Democrats flirting with Sanders and comfortable with the current Clinton can argue that Barack Obama’s two victories point to a different, farther-left majority than Bill Clinton’s center-left governance. Hillary Clinton strategists say explicitly that they hope to duplicate her former boss’s coalition rather than her husband’s.

For Labour, the lurch leftward seems more clearly suicidal. Blair’s successors as party leaders, Gordon Brown and Ed Miliband, moved left and lost. Miliband’s attacks on Conservative “austerity” resulted in Conservatives gaining seats and, unexpectedly, a parliamentary majority. Corbyn would go still farther left.

How can we explain the rejection by American Democrats and British Labourites of center-left strategies that recently proved so successful?

One explanation is that people are acting out of principle. Left-wing Democrats and Labourites love to hear candidates echo those of their beliefs that are unpopular with the wider electorate. (Right-wing Republicans love this, too.)
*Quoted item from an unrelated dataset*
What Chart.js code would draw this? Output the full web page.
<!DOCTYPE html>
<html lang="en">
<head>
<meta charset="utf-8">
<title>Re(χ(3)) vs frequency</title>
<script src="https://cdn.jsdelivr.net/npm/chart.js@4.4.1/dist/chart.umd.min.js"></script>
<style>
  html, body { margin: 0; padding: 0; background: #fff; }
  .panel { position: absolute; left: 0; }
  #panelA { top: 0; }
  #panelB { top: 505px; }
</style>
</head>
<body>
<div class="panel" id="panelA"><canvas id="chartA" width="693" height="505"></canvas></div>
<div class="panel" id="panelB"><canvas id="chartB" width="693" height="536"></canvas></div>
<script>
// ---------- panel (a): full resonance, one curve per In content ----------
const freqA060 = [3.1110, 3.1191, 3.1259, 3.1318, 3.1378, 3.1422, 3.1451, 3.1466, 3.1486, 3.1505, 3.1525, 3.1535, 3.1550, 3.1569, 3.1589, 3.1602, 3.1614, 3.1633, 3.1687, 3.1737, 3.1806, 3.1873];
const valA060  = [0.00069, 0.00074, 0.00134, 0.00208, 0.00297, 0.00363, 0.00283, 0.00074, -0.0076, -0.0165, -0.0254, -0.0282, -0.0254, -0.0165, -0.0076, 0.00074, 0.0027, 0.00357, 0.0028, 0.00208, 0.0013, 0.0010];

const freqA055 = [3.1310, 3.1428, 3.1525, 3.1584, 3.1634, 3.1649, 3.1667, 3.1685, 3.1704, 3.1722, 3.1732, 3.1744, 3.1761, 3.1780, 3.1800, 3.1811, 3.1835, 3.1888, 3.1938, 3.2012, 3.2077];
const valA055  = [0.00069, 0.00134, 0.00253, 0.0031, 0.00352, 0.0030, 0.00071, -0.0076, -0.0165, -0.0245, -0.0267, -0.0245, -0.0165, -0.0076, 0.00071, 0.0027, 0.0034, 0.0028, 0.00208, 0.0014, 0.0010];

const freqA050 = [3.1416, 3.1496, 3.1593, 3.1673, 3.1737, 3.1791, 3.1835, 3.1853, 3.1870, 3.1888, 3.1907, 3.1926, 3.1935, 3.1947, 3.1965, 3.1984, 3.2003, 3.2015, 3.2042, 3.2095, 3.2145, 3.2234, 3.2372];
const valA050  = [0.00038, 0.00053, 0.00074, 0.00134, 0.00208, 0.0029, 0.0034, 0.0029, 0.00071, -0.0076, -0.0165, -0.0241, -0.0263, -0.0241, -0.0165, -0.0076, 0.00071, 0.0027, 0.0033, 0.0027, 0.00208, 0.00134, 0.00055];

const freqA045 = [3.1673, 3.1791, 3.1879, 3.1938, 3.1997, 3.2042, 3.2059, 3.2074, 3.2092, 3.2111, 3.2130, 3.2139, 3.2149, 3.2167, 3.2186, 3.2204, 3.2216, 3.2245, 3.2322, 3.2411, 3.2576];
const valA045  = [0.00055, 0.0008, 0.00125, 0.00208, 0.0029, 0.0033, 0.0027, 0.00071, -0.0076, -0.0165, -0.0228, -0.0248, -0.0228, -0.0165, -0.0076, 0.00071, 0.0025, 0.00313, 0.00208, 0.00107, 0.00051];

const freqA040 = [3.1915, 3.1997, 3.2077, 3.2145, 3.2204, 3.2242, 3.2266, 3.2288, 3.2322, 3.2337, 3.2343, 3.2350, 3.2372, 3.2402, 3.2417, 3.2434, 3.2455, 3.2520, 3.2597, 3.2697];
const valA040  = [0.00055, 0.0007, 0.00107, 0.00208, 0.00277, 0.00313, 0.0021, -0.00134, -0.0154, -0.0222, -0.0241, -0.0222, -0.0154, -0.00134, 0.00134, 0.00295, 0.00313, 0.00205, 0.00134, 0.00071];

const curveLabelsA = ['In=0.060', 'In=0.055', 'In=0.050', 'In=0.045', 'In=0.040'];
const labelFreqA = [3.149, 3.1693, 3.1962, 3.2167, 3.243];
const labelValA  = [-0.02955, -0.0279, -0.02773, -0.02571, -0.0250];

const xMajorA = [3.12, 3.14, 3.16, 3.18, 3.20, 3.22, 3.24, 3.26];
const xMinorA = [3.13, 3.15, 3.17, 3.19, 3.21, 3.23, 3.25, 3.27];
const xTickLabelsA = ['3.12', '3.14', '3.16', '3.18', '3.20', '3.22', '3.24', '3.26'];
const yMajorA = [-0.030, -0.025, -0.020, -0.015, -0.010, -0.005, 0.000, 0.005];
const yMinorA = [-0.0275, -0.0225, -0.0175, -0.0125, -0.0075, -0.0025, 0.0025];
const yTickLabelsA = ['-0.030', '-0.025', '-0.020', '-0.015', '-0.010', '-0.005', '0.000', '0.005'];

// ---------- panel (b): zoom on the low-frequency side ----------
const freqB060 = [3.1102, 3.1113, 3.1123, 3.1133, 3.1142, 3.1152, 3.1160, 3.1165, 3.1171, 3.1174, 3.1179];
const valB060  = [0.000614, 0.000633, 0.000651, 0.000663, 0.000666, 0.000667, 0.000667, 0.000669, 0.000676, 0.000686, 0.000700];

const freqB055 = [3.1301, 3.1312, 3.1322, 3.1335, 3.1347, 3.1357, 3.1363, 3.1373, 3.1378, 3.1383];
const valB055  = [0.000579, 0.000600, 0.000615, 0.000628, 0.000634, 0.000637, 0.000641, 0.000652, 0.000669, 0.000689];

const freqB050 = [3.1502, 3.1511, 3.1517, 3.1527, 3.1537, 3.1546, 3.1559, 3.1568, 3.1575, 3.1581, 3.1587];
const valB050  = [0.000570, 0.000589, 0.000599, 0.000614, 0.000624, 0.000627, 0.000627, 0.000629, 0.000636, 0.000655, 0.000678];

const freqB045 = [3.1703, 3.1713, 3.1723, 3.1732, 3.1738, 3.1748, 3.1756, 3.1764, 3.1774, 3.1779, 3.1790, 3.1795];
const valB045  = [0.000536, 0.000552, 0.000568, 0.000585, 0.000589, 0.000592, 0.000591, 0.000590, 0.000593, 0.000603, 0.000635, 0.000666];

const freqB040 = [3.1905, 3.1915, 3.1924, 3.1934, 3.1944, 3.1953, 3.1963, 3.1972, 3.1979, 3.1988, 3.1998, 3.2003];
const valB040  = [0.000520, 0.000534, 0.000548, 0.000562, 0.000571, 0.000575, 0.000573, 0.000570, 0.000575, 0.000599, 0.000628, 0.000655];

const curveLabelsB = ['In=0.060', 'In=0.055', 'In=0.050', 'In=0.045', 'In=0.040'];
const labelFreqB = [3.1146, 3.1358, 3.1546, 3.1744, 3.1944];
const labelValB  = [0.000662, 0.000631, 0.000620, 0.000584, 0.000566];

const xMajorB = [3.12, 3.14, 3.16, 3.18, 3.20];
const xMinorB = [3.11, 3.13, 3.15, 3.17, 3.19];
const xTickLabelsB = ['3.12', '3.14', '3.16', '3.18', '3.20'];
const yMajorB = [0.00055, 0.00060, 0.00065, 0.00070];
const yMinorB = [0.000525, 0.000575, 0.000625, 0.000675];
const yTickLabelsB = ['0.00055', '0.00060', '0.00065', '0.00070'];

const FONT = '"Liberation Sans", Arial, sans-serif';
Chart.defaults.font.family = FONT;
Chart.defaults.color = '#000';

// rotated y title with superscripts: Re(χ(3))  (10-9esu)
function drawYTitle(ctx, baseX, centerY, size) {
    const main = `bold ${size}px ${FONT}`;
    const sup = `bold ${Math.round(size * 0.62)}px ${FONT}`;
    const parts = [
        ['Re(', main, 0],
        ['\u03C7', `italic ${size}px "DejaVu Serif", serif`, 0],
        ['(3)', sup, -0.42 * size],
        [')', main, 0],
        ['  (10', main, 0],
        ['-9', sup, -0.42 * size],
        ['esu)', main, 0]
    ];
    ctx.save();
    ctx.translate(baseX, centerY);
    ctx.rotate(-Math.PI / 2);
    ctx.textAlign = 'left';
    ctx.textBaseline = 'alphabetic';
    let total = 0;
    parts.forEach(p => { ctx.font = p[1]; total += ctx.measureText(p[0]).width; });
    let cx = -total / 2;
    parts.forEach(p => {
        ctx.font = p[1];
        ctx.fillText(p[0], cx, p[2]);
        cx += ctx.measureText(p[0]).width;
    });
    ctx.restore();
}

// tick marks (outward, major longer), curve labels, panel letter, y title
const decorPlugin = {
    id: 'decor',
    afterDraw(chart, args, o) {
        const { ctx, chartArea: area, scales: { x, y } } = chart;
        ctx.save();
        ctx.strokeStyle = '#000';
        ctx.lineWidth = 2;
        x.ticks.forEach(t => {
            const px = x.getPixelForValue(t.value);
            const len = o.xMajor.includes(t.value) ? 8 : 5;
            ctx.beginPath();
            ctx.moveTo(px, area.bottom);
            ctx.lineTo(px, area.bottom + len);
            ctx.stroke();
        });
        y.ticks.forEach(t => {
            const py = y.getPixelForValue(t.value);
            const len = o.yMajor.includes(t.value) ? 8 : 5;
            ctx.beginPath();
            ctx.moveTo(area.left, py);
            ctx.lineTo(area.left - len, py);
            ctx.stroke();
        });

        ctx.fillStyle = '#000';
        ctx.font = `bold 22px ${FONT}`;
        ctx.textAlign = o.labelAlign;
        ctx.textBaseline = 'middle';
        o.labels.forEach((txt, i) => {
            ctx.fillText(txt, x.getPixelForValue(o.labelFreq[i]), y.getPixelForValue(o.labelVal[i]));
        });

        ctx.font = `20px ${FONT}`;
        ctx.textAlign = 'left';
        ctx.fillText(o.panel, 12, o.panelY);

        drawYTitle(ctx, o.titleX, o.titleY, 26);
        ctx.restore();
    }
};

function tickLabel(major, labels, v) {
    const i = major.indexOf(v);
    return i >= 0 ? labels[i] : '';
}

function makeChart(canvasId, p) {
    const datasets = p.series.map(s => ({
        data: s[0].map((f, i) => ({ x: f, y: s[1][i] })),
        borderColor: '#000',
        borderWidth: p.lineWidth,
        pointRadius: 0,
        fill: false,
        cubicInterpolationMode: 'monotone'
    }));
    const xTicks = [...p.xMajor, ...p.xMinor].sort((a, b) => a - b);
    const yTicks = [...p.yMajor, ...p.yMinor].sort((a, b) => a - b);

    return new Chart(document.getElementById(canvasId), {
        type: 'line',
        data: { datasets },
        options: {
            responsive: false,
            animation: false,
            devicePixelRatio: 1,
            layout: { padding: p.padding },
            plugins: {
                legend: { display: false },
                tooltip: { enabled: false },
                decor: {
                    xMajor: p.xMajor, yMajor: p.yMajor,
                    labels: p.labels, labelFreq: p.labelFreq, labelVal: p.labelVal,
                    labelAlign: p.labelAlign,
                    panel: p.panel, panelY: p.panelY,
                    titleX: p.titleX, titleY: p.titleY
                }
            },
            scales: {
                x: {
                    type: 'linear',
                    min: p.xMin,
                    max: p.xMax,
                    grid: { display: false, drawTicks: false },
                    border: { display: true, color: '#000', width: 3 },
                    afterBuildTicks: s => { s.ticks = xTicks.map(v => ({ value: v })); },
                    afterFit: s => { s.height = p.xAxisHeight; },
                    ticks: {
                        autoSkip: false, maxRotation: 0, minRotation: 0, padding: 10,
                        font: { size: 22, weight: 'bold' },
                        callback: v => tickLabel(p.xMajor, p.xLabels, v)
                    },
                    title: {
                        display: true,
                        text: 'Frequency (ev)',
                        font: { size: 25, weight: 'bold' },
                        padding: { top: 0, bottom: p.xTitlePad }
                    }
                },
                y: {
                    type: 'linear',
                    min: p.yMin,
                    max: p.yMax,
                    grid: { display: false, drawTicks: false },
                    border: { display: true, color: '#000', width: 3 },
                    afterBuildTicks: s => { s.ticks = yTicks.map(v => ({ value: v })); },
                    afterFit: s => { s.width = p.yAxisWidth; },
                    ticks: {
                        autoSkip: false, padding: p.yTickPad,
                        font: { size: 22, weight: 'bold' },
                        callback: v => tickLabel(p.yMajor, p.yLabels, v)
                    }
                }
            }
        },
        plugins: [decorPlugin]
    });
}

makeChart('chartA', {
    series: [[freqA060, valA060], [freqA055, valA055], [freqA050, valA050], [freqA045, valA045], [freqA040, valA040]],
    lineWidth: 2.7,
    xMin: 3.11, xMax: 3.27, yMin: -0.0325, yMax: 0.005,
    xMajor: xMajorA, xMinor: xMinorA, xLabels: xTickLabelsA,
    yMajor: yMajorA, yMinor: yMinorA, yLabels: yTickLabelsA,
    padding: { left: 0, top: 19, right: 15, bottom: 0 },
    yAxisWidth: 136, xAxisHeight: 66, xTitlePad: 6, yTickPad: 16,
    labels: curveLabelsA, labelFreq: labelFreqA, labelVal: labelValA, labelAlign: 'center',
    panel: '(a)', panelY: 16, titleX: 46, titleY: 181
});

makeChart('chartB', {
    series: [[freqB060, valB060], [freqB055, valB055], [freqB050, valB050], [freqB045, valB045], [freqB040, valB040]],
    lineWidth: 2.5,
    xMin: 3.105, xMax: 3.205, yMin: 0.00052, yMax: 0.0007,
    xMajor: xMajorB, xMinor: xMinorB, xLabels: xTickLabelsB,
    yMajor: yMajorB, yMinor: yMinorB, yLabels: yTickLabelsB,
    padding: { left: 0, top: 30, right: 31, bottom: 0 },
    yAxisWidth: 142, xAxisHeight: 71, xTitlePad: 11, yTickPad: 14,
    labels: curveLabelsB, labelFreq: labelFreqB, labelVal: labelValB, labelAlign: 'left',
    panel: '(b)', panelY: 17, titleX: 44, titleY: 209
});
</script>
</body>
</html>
Another is that today these parties have not been chastened by repeated defeats. Republicans held the White House for 16 of the 20 years before Bill Clinton won; Conservatives held Number 10 Downing Street for 18 years before Blair did. Partisans were willing to accept half a loaf in those circumstances.

A third explanation applies specifically to center-left parties, including Dangerfield’s Liberals a century ago. They were bedeviled by demands from different constituencies — Irish Catholics, feminist suffragettes, militant union leaders — which their compromising tendencies could not assuage. Liberal Britain faced internal violence, Dangerfield argues persuasively, when it unexpectedly went to war in August 1914.

Parties that are uneasy coalitions of self-consciously divergent groups with varying agendas, groups that consider themselves out of line with (or oppressed by) the national majority, are prone to splinter. It’s hard to keep everyone happy and onboard.

In May’s election, the Labour Party lost Scottish seats to Scots Nationalists who won 56 of 59 seats; lost working-class votes to the anti-immigration UK Independence Party; and lost upwardly mobile Hindus and Sikhs to the lower-tax Conservatives.

Democrats face competing demands from teacher unions and poor parents; Black Lives Matter protesters and environmental cultists; and from skeptics about the Iran deal and pacifist-leaning doves.

What these constituencies have in common is an angry rejection of the center-left political formula that only recently produced impressive party victories. The first black president was able to corral 51 percent for re-election and retains enough loyalty to keep most Democrats from grumbling about his performance.

But the leftward lunge so visible at Sanders rallies and Corbyn hustings pushes their parties to extreme positions and splinters what were majority coalitions. The strange death of the center-left threatens to make Britain solidly Conservative again and consign the Democratic Party to unanticipated minority status.